Her symptoms include: legs/ankles that swell up at least twice their normal size. She will seriously gain 15 pounds in a day's time just in her legs. She also is starting to get these huge boils/abscesses all over her legs. Once "healed" they almost look like massive cigar burns. It's not just one or two...there are many. She doesn't shoot into her legs..only her arms (which are covered in gnarly track marks) but my friend who died..his infection started with swelling of his ankle. These symptoms have been going on for months. I don't know if it's some sort of infection, some form of Staph or what is going on, but it's gotten to the point where everytime the phone rings and it's a number I don't recognize my heart just kind of stops for a split-second. I don't know what to do. Any advice or ideas on what could be going on? Am I just being overprotective and a bit of a hypochondriac?

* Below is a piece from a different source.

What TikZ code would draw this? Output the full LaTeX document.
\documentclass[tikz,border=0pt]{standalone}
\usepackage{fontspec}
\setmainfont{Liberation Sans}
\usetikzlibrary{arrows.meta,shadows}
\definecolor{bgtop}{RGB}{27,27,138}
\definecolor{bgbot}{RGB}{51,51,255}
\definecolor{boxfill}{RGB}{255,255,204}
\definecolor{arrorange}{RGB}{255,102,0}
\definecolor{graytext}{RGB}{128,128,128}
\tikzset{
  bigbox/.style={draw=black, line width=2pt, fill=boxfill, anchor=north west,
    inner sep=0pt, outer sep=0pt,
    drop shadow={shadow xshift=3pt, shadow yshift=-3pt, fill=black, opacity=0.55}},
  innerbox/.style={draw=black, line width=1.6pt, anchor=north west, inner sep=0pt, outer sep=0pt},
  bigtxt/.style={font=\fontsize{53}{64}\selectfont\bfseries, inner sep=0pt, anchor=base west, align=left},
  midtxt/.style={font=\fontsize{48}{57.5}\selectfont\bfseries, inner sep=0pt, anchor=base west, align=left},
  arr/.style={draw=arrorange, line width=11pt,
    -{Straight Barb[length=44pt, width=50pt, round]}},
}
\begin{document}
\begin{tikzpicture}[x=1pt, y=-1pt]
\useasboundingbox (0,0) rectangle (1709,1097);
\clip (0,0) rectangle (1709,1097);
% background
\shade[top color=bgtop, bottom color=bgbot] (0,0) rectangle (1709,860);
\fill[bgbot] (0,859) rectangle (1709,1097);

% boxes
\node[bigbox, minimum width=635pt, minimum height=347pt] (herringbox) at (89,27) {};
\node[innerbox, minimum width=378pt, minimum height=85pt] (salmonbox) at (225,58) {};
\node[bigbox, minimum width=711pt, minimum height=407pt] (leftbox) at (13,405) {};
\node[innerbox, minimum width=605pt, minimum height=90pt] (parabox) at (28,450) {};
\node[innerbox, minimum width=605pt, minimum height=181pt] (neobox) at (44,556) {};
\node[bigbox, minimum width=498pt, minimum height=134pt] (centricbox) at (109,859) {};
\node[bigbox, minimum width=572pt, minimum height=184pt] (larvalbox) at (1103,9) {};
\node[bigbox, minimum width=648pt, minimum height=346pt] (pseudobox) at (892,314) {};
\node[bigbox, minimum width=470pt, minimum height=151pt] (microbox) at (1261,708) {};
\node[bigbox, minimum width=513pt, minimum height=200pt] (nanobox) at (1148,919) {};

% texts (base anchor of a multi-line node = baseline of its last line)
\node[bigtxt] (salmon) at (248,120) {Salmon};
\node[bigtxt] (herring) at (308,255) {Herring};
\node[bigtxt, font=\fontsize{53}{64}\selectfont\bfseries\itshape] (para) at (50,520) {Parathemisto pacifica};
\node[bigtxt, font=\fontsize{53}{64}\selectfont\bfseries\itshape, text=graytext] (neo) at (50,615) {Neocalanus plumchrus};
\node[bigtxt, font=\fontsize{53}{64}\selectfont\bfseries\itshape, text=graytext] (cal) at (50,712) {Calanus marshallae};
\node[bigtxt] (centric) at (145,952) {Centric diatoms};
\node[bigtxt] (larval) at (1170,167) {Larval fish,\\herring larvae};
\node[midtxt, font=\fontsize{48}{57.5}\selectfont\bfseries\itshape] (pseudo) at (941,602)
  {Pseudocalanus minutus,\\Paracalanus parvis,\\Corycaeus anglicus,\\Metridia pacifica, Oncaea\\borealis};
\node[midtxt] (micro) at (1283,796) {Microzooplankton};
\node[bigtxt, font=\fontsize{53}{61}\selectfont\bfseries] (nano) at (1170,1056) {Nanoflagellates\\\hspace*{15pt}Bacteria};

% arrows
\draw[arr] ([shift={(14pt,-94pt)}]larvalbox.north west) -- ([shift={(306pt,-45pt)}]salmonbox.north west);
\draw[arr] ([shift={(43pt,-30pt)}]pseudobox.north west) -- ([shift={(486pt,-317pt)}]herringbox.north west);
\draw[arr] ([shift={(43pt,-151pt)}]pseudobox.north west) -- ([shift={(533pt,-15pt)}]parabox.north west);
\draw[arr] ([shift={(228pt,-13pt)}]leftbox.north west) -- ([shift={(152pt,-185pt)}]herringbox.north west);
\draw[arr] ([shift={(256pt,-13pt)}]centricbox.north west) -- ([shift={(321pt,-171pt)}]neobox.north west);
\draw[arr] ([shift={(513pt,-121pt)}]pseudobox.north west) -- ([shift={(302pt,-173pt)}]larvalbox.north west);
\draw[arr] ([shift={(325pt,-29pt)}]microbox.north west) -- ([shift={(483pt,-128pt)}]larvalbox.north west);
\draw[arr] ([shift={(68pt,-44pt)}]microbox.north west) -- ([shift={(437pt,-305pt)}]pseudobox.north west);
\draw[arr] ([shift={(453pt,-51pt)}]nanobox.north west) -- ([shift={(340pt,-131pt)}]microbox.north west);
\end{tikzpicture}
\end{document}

I've been clean for about 2 years now, and I tend to stay away from the people I was around during the time I was using. However, I have a few friends who are serious about getting clean and I still keep in touch with them (although usually over the phone, not in person because I have a child now..the reason I got clean) I try to give them tips on staying clean and I'm there for support when they are feeling weak.
And then there's "M".
M is pretty much my best friend. She's one of the very few people in my life who understands that darkness inside that drove me to use in the first place. She understands all too well. "M" has had a very, very, fucked up life. I mean it's just one thing after the other, and it has all been out of her control. (I'm not one to make excuses for people, but seeing what she has gone through I can't even believe in karma anymore, because she is such a good person and it's like evil haunts her) M wants to get clean, but I don't know if she has the self-control, and as far as support systems go...I'm all she's got. Her family is dead and she has "burned" any friend she might have had in some way or another.

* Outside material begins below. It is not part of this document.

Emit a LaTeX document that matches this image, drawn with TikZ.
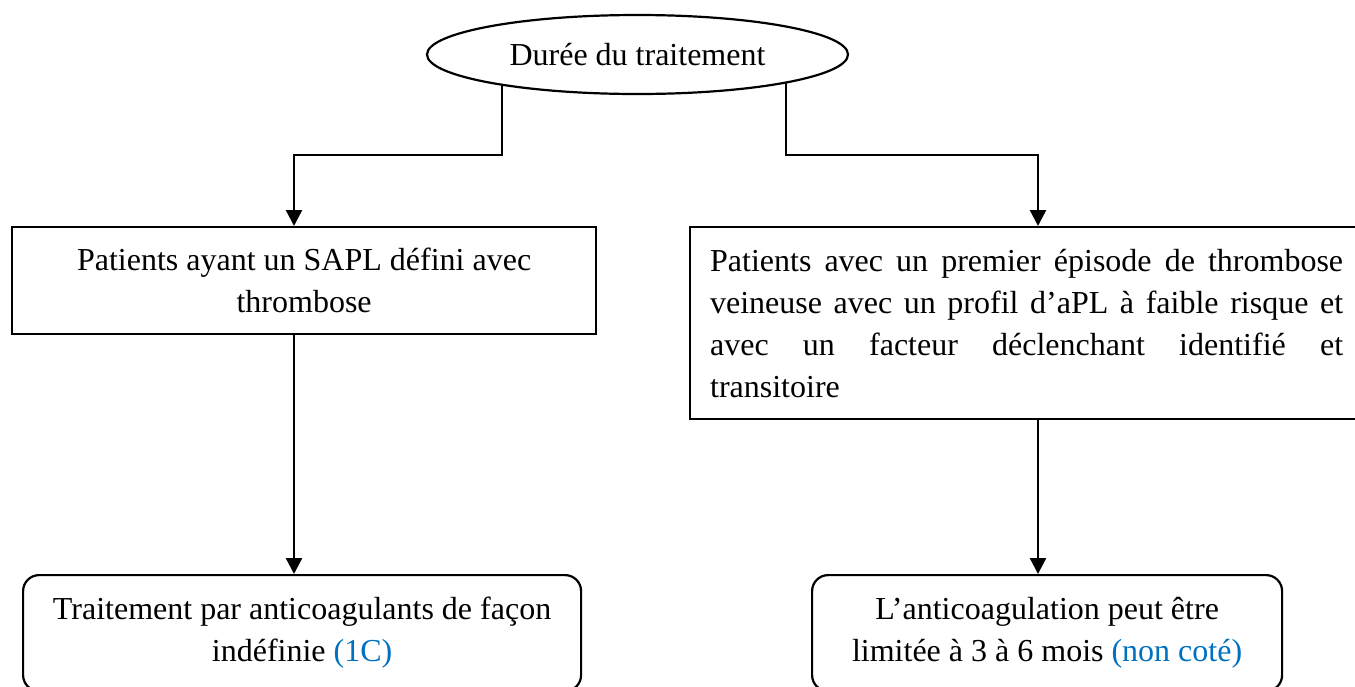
\documentclass[tikz,border=0pt]{standalone}
\usepackage{fontspec}
\setmainfont{Liberation Serif}
\usetikzlibrary{arrows.meta,shapes.geometric}
\definecolor{refblue}{RGB}{0,112,192}
\begin{document}
\begin{tikzpicture}[x=0.5pt,y=-0.5pt,
  every node/.style={font=\fontsize{16}{21}\selectfont},
  conn/.style={line width=1.2pt},
  arr/.style={conn,-{Triangle[length=8pt,width=8pt]}},
  sqbox/.style={draw,line width=1.1pt,inner sep=0pt,align=center},
  rbox/.style={draw,line width=1.1pt,rounded corners=8pt,inner sep=0pt,align=center},
  ovalbox/.style={draw,ellipse,line width=1.1pt,inner sep=0pt}]
\clip (0,0) rectangle (1355,686);

\node[ovalbox,minimum width=210.5pt,minimum height=39.5pt] (ell) at (637.5,54.5) {Durée du traitement};

\node[sqbox,minimum width=292pt,minimum height=53.5pt,anchor=north west] (b1) at (11,226)
  {Patients ayant un SAPL défini avec\\thrombose};

\node[draw,line width=1.1pt,anchor=north west,text width=316.5pt,inner xsep=10pt,inner ysep=0pt,
      minimum height=96pt,align=left] (b2) at (689,226)
  {\spaceskip=0pt\xspaceskip=0pt\relax
   \makebox[316.5pt][s]{Patients avec un premier épisode de thrombose}\\
   \makebox[316.5pt][s]{veineuse avec un profil d’aPL à faible risque et}\\
   \makebox[316.5pt][s]{avec un facteur déclenchant identifié et}\\
   transitoire};

\node[rbox,minimum width=279pt,minimum height=58pt,anchor=north west] (r1) at (22,574)
  {Traitement par anticoagulants de façon\\indéfinie \textcolor{refblue}{(1C)}};

\node[rbox,minimum width=235pt,minimum height=58pt,anchor=north west] (r2) at (811,574)
  {L’anticoagulation peut être\\limitée à 3 à 6 mois \textcolor{refblue}{(non coté)}};

\coordinate (j1) at (294,155);
\coordinate (j2) at (1038,155);

\draw[arr] (ell.193) |- (j1) -- (b1.north -| j1);
\draw[arr] (ell.349.8) |- (j2) -- (b2.north -| j2);
\draw[arr] (b1.south -| j1) -- (r1.north -| j1);
\draw[arr] (b2.south -| j2) -- (r2.north -| j2);
\end{tikzpicture}
\end{document}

I know, I know, you can't help those who don't want to help themselves...but in a way I feel obligated. She lived with us for a while after her parents died (she was 16 at the time) and ever since I've regarded her as a younger sister...someone I felt the need to protect and take care of...because if i don't...well who the hell is?
Anyway, I've always been concerned about her drug use..well, after getting clean that is..but now I'm starting to fear that it is severely affecting her health. I've tried to talk her into going to a doctor but I think she's just afraid. I know none of you are doctors, but I was looking for some opinions on what might be going on with her, because i don't know if I'm becoming an over-protective mom figure, or if there is real cause for concern. If it is as serious as I fear it may be my plan is to pretty much force her to go to an ER. Right before I got clean I had a friend who died after bacteria from his mouth entered his blood stream via intravenous heroin use and it shredded his heart. He had two metal valves put in and the other two were patched with pig heart. He lived. But he started to use again. The infection came back. It spread to his brain. He went blind. He died.

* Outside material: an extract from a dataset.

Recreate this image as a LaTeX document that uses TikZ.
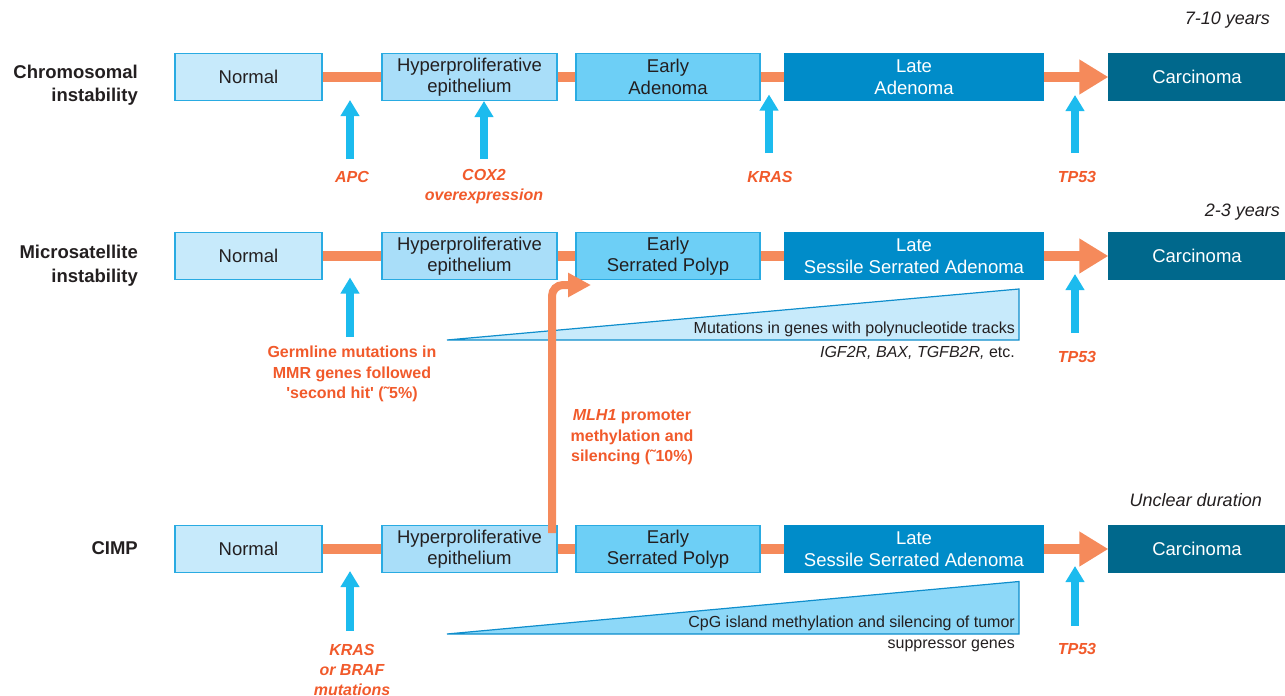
\documentclass[tikz,border=0pt]{standalone}
\usepackage{fontspec}
\setmainfont{Liberation Sans}[Ligatures=TeXOff]
\usetikzlibrary{arrows.meta}
\definecolor{bordc}{HTML}{29ABE2}
\definecolor{fnorm}{HTML}{C7EAFB}
\definecolor{fhyp}{HTML}{A9DEF9}
\definecolor{fearly}{HTML}{6DCFF6}
\definecolor{flate}{HTML}{008CC9}
\definecolor{fcarc}{HTML}{00688C}
\definecolor{connc}{HTML}{F58A5B}
\definecolor{labc}{HTML}{F15A2B}
\definecolor{barrow}{HTML}{1CBBEE}
\definecolor{txtc}{HTML}{231F20}
\definecolor{trione}{HTML}{C7EAFB}
\definecolor{tritwo}{HTML}{8DD8F8}
\definecolor{triedge}{HTML}{0F8ECC}
\begin{document}
\begin{tikzpicture}[x=1pt,y=-1pt,
  stage/.style={draw=bordc, line width=1.3pt, minimum height=47pt, inner sep=0pt, align=center,
    font=\fontsize{18.5}{21.5}\selectfont, text=txtc},
  darkstage/.style={stage, text=white},
  link/.style={draw=connc, line width=9.5pt},
  bigtip/.style={-{Triangle[width=33pt,length=29pt]}},
  uparrow/.style={draw=barrow, line width=8pt, -{Triangle[width=18pt,length=16pt]}},
  rowlab/.style={anchor=east, align=right, inner sep=0pt, font=\bfseries\fontsize{18.5}{23.5}\selectfont, text=txtc},
  gene/.style={align=center, font=\bfseries\itshape\fontsize{16}{20}\selectfont, text=labc},
  genebf/.style={align=center, font=\bfseries\fontsize{16}{20.5}\selectfont, text=labc},
  dur/.style={anchor=east, inner sep=0pt, font=\itshape\fontsize{18}{21}\selectfont, text=txtc},
  tritext/.style={anchor=east, font=\fontsize{16}{19}\selectfont, text=txtc, inner sep=0pt},
  triangle/.style={draw=triedge, line width=1.2pt}
]
\useasboundingbox (0,0) rectangle (1285,696);

% ---------- Row 1 ----------
\node[rowlab] (r1) at (138,85) {Chromosomal\\instability};
\node[dur] (d1) at (1270,20) {7-10 years};
\node[stage, fill=fnorm, minimum width=147pt] (n1) at (248.5,77) {Normal};
\node[stage, fill=fhyp, minimum width=175pt] (h1) at (469.5,77) {Hyperproliferative\\epithelium};
\node[stage, fill=fearly, minimum width=184pt] (e1) at (668,77) {Early\\Adenoma};
\node[darkstage, fill=flate, draw=flate, minimum width=258pt] (l1) at (914,77) {Late\\Adenoma};
\node[darkstage, fill=fcarc, draw=fcarc, minimum width=176pt] (c1) at (1197,77) {Carcinoma};
\draw[link] (n1.east) -- (h1.west);
\draw[link] (h1.east) -- (e1.west);
\draw[link] (e1.east) -- (l1.west);
\draw[link, bigtip] (l1.east) -- (c1.west);

\node[gene] (g1) at (352,177) {APC};
\node[gene] (g2) at (484,187) {COX2\\overexpression};
\node[gene] (g3) at (770,177) {KRAS};
\node[gene] (g4) at (1077,177) {TP53};
\coordinate (u1a) at (350,159); \coordinate (u1b) at (350,100);
\coordinate (u2a) at (484,159); \coordinate (u2b) at (484,101);
\coordinate (u3a) at (769,153); \coordinate (u3b) at (769,94.5);
\coordinate (u4a) at (1075,153); \coordinate (u4b) at (1075,95);
\draw[uparrow] (u1a) -- (u1b);
\draw[uparrow] (u2a) -- (u2b);
\draw[uparrow] (u3a) -- (u3b);
\draw[uparrow] (u4a) -- (u4b);

% ---------- Row 2 ----------
\node[rowlab] (r2) at (138,265.5) {Microsatellite\\instability};
\node[dur] (d2) at (1280,212) {2-3 years};
\node[stage, fill=fnorm, minimum width=147pt] (n2) at (248.5,256) {Normal};
\node[stage, fill=fhyp, minimum width=175pt] (h2) at (469.5,256) {Hyperproliferative\\epithelium};
\node[stage, fill=fearly, minimum width=184pt] (e2) at (668,256) {Early\\Serrated Polyp};
\node[darkstage, fill=flate, draw=flate, minimum width=258pt] (l2) at (914,256) {Late\\Sessile Serrated Adenoma};
\node[darkstage, fill=fcarc, draw=fcarc, minimum width=176pt] (c2) at (1197,256) {Carcinoma};
\draw[link] (n2.east) -- (h2.west);
\draw[link] (h2.east) -- (e2.west);
\draw[link] (e2.east) -- (l2.west);
\draw[link, bigtip] (l2.east) -- (c2.west);

\draw[triangle, fill=trione] (447,340) -- (1019,289) -- (1019,340) -- cycle;
\node[tritext] (t1) at (1015,329) {Mutations in genes with polynucleotide tracks};
\node[tritext] (t2) at (1015,352.5) {\itshape IGF2R, BAX, TGFB2R,\upshape{} etc.};

\node[genebf] (g5) at (352,374) {Germline mutations in\\MMR genes followed\\'second hit' (˜5\%)};
\node[gene] (g6) at (1077,356.5) {TP53};
\coordinate (u5a) at (350,337); \coordinate (u5b) at (350,277.5);
\coordinate (u6a) at (1075,333); \coordinate (u6b) at (1075,274);
\draw[uparrow] (u5a) -- (u5b);
\draw[uparrow] (u6a) -- (u6b);

% ---------- Row 3 ----------
\node[rowlab] (r3) at (138,548.5) {CIMP};
\node[dur] (d3) at (1262,500.5) {Unclear duration};
\node[stage, fill=fnorm, minimum width=147pt] (n3) at (248.5,549) {Normal};
\node[stage, fill=fhyp, minimum width=175pt] (h3) at (469.5,549) {Hyperproliferative\\epithelium};
\node[stage, fill=fearly, minimum width=184pt] (e3) at (668,549) {Early\\Serrated Polyp};
\node[darkstage, fill=flate, draw=flate, minimum width=258pt] (l3) at (914,549) {Late\\Sessile Serrated Adenoma};
\node[darkstage, fill=fcarc, draw=fcarc, minimum width=176pt] (c3) at (1197,549) {Carcinoma};
\draw[link] (n3.east) -- (h3.west);
\draw[link] (h3.east) -- (e3.west);
\draw[link] (e3.east) -- (l3.west);
\draw[link, bigtip] (l3.east) -- (c3.west);

\draw[triangle, fill=tritwo] (447,634) -- (1019,581.5) -- (1019,634) -- cycle;
\node[tritext] (t3) at (1015,623) {CpG island methylation and silencing of tumor};
\node[tritext] (t4) at (1015,646) {suppressor genes};

\node[gene] (g7) at (352,669.5) {KRAS\\or BRAF\\mutations};
\node[gene] (g8) at (1077,649) {TP53};
\coordinate (u7a) at (350,631); \coordinate (u7b) at (350,571);
\coordinate (u8a) at (1075,625.5); \coordinate (u8b) at (1075,566);
\draw[uparrow] (u7a) -- (u7b);
\draw[uparrow] (u8a) -- (u8b);

% ---------- MLH1 switch arrow ----------
\coordinate (m1) at (552,533);
\coordinate (m2) at (591,285);
\draw[link, line width=8pt, rounded corners=11pt, -{Triangle[width=23pt,length=23pt]}] (m1) |- (m2);
\node[genebf] (g9) at (632,437.5) {\itshape MLH1\upshape{} promoter\\methylation and\\silencing (˜10\%)};
\end{tikzpicture}
\end{document}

I can't lose another friend like this, especially if I knew that i could have at least TRIED to do something.
Her symptoms include: legs/ankles that swell up at least twice their normal size. She will seriously gain 15 pounds in a day's time just in her legs. She also is starting to get these huge boils/abscesses all over her legs. Once "healed" they almost look like massive cigar burns. It's not just one or two...there are many. She doesn't shoot into her legs..only her arms (which are covered in gnarly track marks) but my friend who died..his infection started with swelling of his ankle. These symptoms have been going on for months. I don't know if it's some sort of infection, some form of Staph or what is going on, but it's gotten to the point where everytime the phone rings and it's a number I don't recognize my heart just kind of stops for a split-second. I don't know what to do. Any advice or ideas on what could be going on? Am I just being overprotective and a bit of a hypochondriac?